Godzilla (1998) was not a box office failure as some people incorrectly assume based on the negative fan and critical reception, but it did not make as much as Sony wanted. Ironically, the final budget for Emmerich’s version was nearly $150 million—higher than the cost Sony had previously said was too much which caused the 1994 version to be halted. There are not many similarities between the 1998 version and the 1994 script, nor are there many similarities between the ’98 film and any of the Japanese Godzilla films. It definitely comes off as a film made by non-fans of the Toho productions, and while it has moments of well executed action and destruction, it also has a lackluster narrative, uninteresting characters played by actors lacking the right charisma or intensity, and the spectacle over substance issues that plague all of Roland Emmerich’s films.

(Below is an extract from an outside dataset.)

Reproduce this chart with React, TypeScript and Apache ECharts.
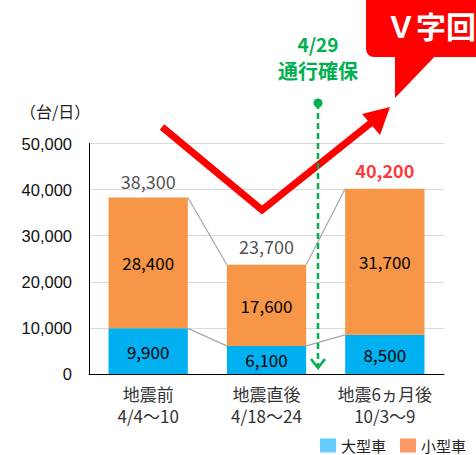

If it had been branded as a remake of The Beast From 20,000 Fathoms, maybe audiences wouldn’t have been so cold toward it, but then it wouldn’t have had the same marquee value and probably would have been a definite box office disaster.

As much deserved criticism as the film has received, I have to say I respect Sony for admitting defeat and not forging ahead with a sequel to try to make some more money, which they could have done. The ’98 film ended with a teaser that one of Godzilla’s offspring had survived, and there had been plans for a trilogy of films, but the sequel took the form of a Saturday morning cartoon called Godzilla: The Series, and Sony let the rights lap in 2003. At least the 1998 film remained the only bad American adaptation for all those years—but, at the same time, it also remained the one and only American Godzilla movie out there, and it was not worthy of the name. It would be many more years before Godzilla would rise again in an original Hollywood production, and the stakes would be higher than ever, because if they got it wrong a second time, that could be the last chance.